A questão religiosa pode explicar a ferocidade, afirma Monteiro. É uma peculiaridade da colonização de São Paulo que não se
repete em outros lugares: "Tenho
certeza de que as disputas não
eram só econômicas. Passavam
por alianças de famílias e pela
identidade religiosa".
Fuga para São Paulo
Paulo Prado (1869-1943), o milionário do café e patrono da Semana de Arte Moderna de 1922,
foi o primeiro a mencionar a influência dos judeus na São Paulo
dos séculos 16 e 17. No livro "Paulística Etc." (1925) ele cita atas da
Câmara de 1578 e 1582 que fazem
referências a "judeus cristãos".
O isolamento de São Paulo, segundo Prado, levava judeus de
Pernambuco e da Bahia a migrar
para a cidade: "(...) nenhum outro
sítio povoado do território colonial oferecia melhor acolhida para
a migração judia. Em São Paulo
não os perseguia esse formidável
instrumento da Inquisição, que
nunca chegou aqui".
Prado não sabia à época que
dois cristãos novos que moravam
em São Paulo haviam sido executados pela Inquisição: Theotonio
da Costa, em 1686, e Miguel de
Mendonça Valladolid, em 1731.
No livro que publicou em 1958
sobre Raposo Tavares, o historiador português Jaime Cortesão levantou a hipótese de que o bandeirante era cristão novo e que tivera problemas com a Inquisição.

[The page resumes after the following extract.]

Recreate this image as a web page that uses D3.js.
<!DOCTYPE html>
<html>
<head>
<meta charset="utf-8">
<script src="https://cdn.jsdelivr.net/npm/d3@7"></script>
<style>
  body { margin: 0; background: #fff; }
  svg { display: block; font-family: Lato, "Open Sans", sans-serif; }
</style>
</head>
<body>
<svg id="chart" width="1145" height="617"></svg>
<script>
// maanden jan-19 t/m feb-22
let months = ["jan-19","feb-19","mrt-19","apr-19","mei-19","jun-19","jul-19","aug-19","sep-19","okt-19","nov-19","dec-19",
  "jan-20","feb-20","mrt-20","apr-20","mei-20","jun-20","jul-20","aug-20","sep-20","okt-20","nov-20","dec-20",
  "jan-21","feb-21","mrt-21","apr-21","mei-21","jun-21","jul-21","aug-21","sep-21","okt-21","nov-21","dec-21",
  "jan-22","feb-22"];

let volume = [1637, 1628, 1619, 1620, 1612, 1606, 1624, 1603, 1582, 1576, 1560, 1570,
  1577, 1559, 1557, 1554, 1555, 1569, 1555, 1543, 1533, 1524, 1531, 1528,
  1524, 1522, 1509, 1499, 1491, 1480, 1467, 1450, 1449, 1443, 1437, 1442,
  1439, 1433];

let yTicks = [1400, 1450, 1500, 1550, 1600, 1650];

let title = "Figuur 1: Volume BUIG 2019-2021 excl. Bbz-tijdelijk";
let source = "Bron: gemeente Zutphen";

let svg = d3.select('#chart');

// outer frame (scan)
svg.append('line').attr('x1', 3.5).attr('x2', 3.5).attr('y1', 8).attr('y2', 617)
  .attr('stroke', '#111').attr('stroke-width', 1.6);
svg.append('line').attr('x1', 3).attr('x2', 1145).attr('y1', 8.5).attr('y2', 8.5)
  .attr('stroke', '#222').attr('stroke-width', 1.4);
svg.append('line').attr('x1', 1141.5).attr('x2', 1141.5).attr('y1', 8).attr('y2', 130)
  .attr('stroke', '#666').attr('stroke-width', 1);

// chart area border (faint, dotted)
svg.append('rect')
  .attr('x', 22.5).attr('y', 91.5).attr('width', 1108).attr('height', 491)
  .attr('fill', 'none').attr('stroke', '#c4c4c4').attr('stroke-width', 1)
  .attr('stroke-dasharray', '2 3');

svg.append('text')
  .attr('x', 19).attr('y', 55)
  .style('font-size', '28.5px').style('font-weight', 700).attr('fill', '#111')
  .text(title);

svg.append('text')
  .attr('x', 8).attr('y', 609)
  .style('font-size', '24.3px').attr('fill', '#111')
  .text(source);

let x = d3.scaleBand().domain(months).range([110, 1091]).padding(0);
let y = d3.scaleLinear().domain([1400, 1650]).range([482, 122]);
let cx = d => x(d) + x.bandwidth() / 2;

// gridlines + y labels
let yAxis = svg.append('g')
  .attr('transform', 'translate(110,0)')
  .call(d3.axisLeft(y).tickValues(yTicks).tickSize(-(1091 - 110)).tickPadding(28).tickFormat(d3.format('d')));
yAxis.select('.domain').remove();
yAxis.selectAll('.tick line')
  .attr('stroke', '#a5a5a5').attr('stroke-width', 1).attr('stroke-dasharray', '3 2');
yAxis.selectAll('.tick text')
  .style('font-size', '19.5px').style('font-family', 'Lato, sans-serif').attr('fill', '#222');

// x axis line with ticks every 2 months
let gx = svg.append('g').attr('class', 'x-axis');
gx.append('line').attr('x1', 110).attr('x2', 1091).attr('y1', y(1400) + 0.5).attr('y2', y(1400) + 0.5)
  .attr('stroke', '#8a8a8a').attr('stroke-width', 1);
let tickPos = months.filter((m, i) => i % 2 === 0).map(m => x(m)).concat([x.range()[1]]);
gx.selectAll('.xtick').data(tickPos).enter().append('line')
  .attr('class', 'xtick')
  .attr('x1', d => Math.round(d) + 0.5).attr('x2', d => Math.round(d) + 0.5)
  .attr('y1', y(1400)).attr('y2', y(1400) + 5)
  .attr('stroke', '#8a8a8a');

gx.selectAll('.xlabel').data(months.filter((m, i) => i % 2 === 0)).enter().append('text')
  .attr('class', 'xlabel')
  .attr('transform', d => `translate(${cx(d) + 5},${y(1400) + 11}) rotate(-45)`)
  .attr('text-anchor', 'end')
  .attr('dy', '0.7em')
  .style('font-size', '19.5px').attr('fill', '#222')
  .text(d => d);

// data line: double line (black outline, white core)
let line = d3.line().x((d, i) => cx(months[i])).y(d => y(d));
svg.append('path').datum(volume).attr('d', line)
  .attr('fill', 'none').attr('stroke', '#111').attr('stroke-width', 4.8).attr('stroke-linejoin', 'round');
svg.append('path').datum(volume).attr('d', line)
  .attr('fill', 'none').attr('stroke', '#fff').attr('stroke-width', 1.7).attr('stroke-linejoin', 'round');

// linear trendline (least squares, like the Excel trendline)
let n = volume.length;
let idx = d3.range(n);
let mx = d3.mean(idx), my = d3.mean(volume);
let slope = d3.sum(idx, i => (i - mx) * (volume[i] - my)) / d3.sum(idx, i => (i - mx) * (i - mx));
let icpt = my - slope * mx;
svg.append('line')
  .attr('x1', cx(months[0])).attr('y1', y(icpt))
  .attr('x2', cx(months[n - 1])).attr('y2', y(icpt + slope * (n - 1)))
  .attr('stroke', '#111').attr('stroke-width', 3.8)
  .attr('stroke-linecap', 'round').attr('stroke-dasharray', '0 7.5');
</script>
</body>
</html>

Onze anos depois, José Gonçalves Salvador, professor aposentado da USP, escreveu o primeiro
artigo sobre cristãos novos em
São Paulo e sobre a origem judaica de Raposo Tavares.
Havia razões sérias para que
cristãos novos escondessem suas
raízes judaicas, diz o historiador
Paulo Valadares, um dos autores
do "Dicionário Sefaradi de Sobrenomes" -sefaradi ou sefaradita é
a forma como são designados os
judeus da península Ibérica.
"A Inquisição foi uma forma de
apartheid. Os que tinham origem
judaica tinham de pagar mais tributos e não tinham acesso a certos cargos", afirma Valadares.

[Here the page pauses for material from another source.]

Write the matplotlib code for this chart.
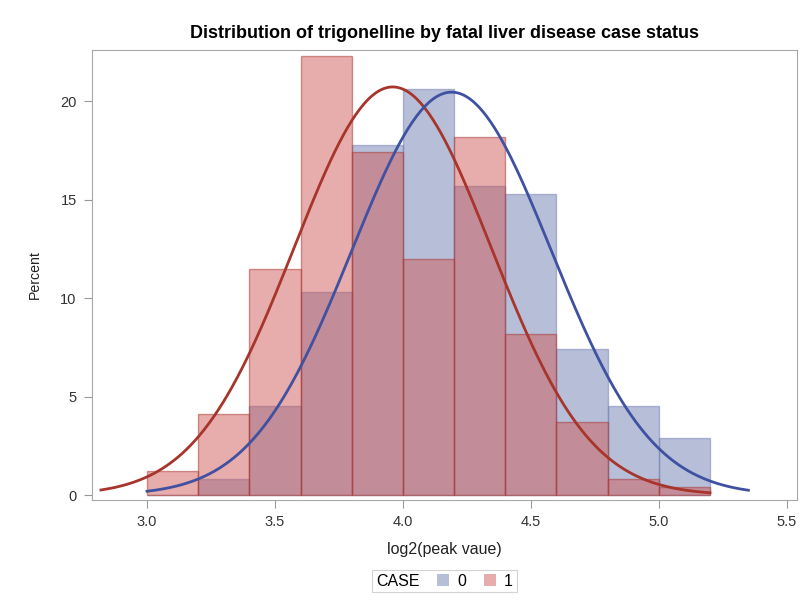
import numpy as np
import matplotlib.pyplot as plt
from matplotlib.patches import Rectangle

plt.rcParams['font.family'] = ['Liberation Sans', 'DejaVu Sans']

# histogram bins of log2(peak value), width 0.2
bin_edges = [3.0, 3.2, 3.4, 3.6, 3.8, 4.0, 4.2, 4.4, 4.6, 4.8, 5.0, 5.2]
pct_case0 = [0.0, 0.8, 4.5, 10.3, 17.8, 20.6, 15.7, 15.3, 7.4, 4.5, 2.9]
pct_case1 = [1.2, 4.1, 11.5, 22.3, 17.4, 12.0, 18.2, 8.2, 3.7, 0.8, 0.4]

# fitted normal parameters (mean, std) and curve range per group
norm_case0 = (4.19, 0.39)
norm_case1 = (3.96, 0.385)
range_case0 = (3.0, 5.35)
range_case1 = (2.82, 5.2)

blue_fill = '#6f7eb3'
red_fill = '#d05b5b'
blue_line = '#3f51a0'
red_line = '#a8352b'

fig = plt.figure(figsize=(8.04, 6.05), dpi=100)
ax = fig.add_axes([92 / 804, 1 - 500 / 605, 705 / 804, 450 / 605])

edges = np.array(bin_edges)
widths = np.diff(edges)
ax.bar(edges[:-1], pct_case0, width=widths, align='edge', color=blue_fill,
       alpha=0.5, edgecolor=blue_fill, linewidth=1)
ax.bar(edges[:-1], pct_case1, width=widths, align='edge', color=red_fill,
       alpha=0.5, edgecolor='#a8352b', linewidth=1)


def normal_pct(x, mu, sd, bw):
    return 100 * bw * np.exp(-0.5 * ((x - mu) / sd) ** 2) / (sd * np.sqrt(2 * np.pi))


x0 = np.linspace(range_case0[0], range_case0[1], 300)
x1 = np.linspace(range_case1[0], range_case1[1], 300)
ax.plot(x1, normal_pct(x1, norm_case1[0], norm_case1[1], 0.2), color=red_line, lw=2)
ax.plot(x0, normal_pct(x0, norm_case0[0], norm_case0[1], 0.2), color=blue_line, lw=2)

ax.set_xlim(2.785, 5.54)
ax.set_ylim(-0.25, 22.6)
ax.set_xticks([3.0, 3.5, 4.0, 4.5, 5.0, 5.5])
ax.set_xticklabels(['3.0', '3.5', '4.0', '4.5', '5.0', '5.5'])
ax.set_yticks([0, 5, 10, 15, 20])
ax.tick_params(colors='#9a9a9a', labelcolor='#333333', labelsize=10.5, length=6, pad=5)
for s in ax.spines.values():
    s.set_color('#a8a8a8')

ax.set_xlabel('log2(peak vaue)', fontsize=11.5, color='#222222', labelpad=9)
ax.set_ylabel('Percent', fontsize=10.2, color='#222222', labelpad=13)
ax.set_title('Distribution of trigonelline by fatal liver disease case status',
             fontsize=13, fontweight='bold', pad=9)

# legend: "CASE" label inline, then the two group swatches
blank = Rectangle((0, 0), 1, 1, visible=False)
h0 = Rectangle((0, 0), 1, 1, facecolor=blue_fill, alpha=0.5, edgecolor='none')
h1 = Rectangle((0, 0), 1, 1, facecolor=red_fill, alpha=0.5, edgecolor='none')
leg = fig.legend([blank, h0, h1], ['CASE', '0', '1'], ncol=3,
                 loc='center', bbox_to_anchor=(444.5 / 804, 1 - 581 / 605),
                 fontsize=11.5, handlelength=0.75, handleheight=0.75,
                 handletextpad=0.5, columnspacing=1.1, borderpad=0.25,
                 fancybox=False, edgecolor='#c8c8c8')
leg.get_frame().set_linewidth(0.8)
# drop the empty handle slot in front of "CASE"
first = leg._legend_handle_box.get_children()[0].get_children()[0]
first.sep = 0
first.get_children()[0].width = 0

fig.savefig('out.png', dpi=100)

Para ingressar em ordens religiosas ou no exército, o candidato
precisava provar que não tinha
antepassado judeu, árabe, negro
ou índio por até sete gerações.
Para ascender, era necessário
renegar o passado. A prática era
corrente em São Paulo desde sua
fundação, em 1554. Segundo Valadares, a mãe de Anchieta era
cristã nova e seu trisavô foi queimado pela Inquisição.